✦ AI-generated review
The Boy King of Adventure Bay
To dismiss the cultural phenomenon of *PAW Patrol* as merely a vehicle for plastic merchandise is to miss the fascinating, if slightly chilling, political philosophy lurking beneath its high-gloss fur. Since its debut in 2013, this Canadian animated juggernaut has offered a vision of the world that is seductive in its clarity and terrifying in its implications. Here, in the sun-drenched, friction-free utopia of Adventure Bay, we witness a society where the state has withered away, replaced entirely by the benevolence of a ten-year-old technocrat and his paramilitary canine unit.
Visually, the series is a triumph of the sanitized aesthetic. The animation—clean, bright, and utterly devoid of dirt or entropy—mirrors the moral universe it depicts. Adventure Bay is a world without poverty, crime, or systemic failure. It is a place of perpetual sunshine where the only crises are logistical. A cat is stuck; a boat has drifted; a festival is threatened by a lack of ice. These are not problems that require policy or community organizing; they require equipment. The directors employ a visual language of smooth surfaces and satisfying mechanical clicks. When the pups slide down to their vehicles, the sequence is framed with the reverence of a religious liturgy. It is the worship of the machine, the comforting certainty that for every chaotic variable, there is a specific, branded gadget designed to neutralize it.
At the center of this technocratic web sits Ryder, a character who exerts a quiet, terrifying dominance over the narrative. He is the Boy King, an unmoved mover who watches over his domain from the literal ivory tower of the Lookout. Ryder has no parents, no bedtime, and seemingly infinite capital. He represents the ultimate libertarian fantasy: the private contractor who is infinitely more competent than the public servant.

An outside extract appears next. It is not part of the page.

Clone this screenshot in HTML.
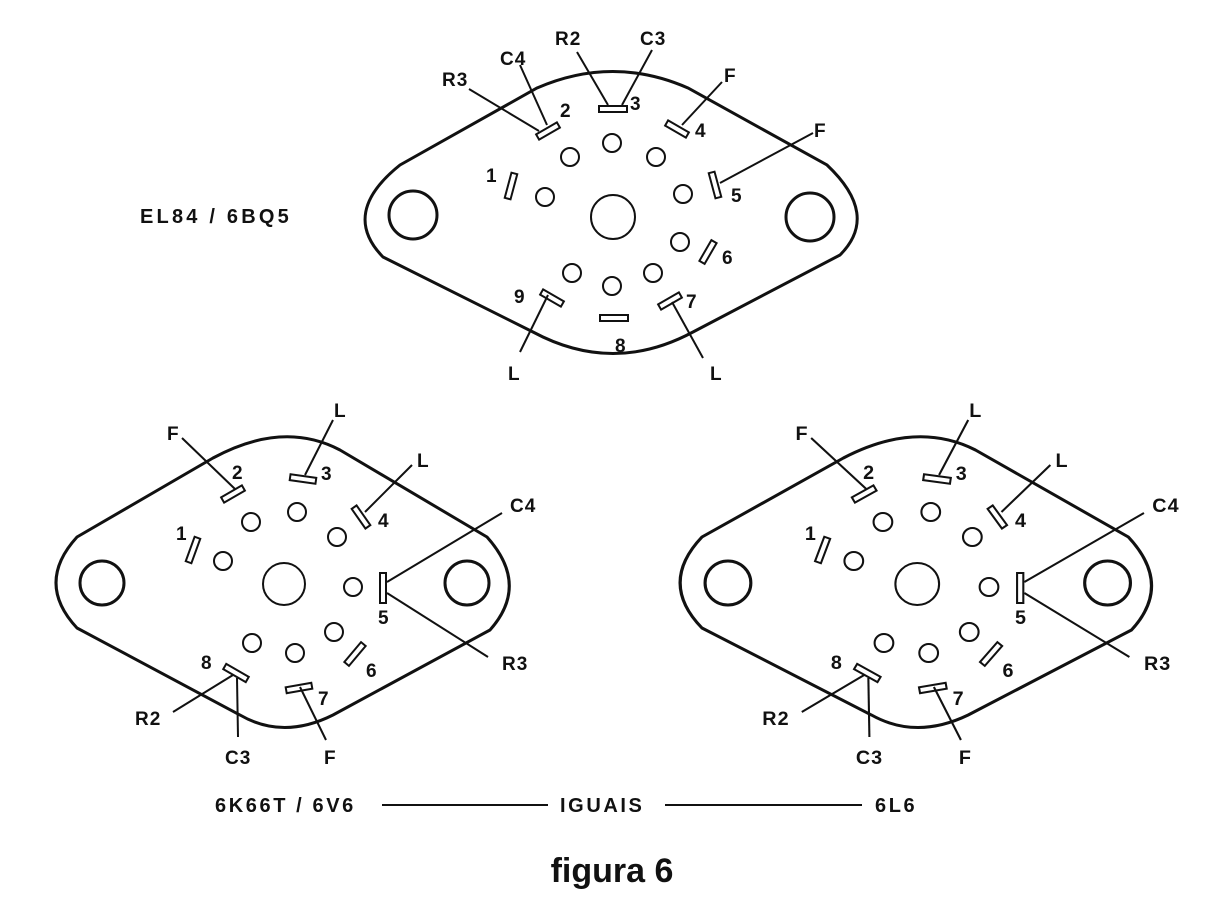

This dynamic is most painfully clear in the character of Mayor Goodway, a hysterical, incompetent bureaucrat who carries a purse chicken and cannot perform the simplest tasks without "yelping for help." She is the show’s scathing indictment of representative democracy. In Adventure Bay, the elected officials are helpless infants; the true power lies with the private citizen who owns the drones.
The emotional core of the show, however, is not power, but purpose. The pups—Chase, Marshall, Skye, and the rest—do not have inner lives so much as they have functions. They are happy only when they are serving the will of Ryder. Chase, the police dog, is particularly fascinating as a cultural artifact. In an era of complex discourse surrounding law enforcement, Chase offers a nostalgic, uncomplicated vision of authority: he is a "good boy" who always follows orders. The tragedy of the characters, if one can call it that, is their total lack of autonomy. They exist to be deployed. They are assets in Ryder’s portfolio of solutions.
Why, then, does this resonate so deeply with the preschool mind? Because childhood is a time of terrifying powerlessness. Children live in a world governed by giants who make inexplicable rules. *PAW Patrol* inverts this anxiety. It presents a world where a child is the supreme authority, where the adults are the foolish ones, and where every problem, no matter how scary, can be solved in twenty-two minutes with the right grappling hook.
Ultimately, *PAW Patrol* is a soothing balm for a chaotic age. It promises that the world is fixable, that authority is benevolent, and that there is a safety net waiting to catch us. It just neglects to mention that the safety net is privately owned, and the price of rescue is absolute obedience.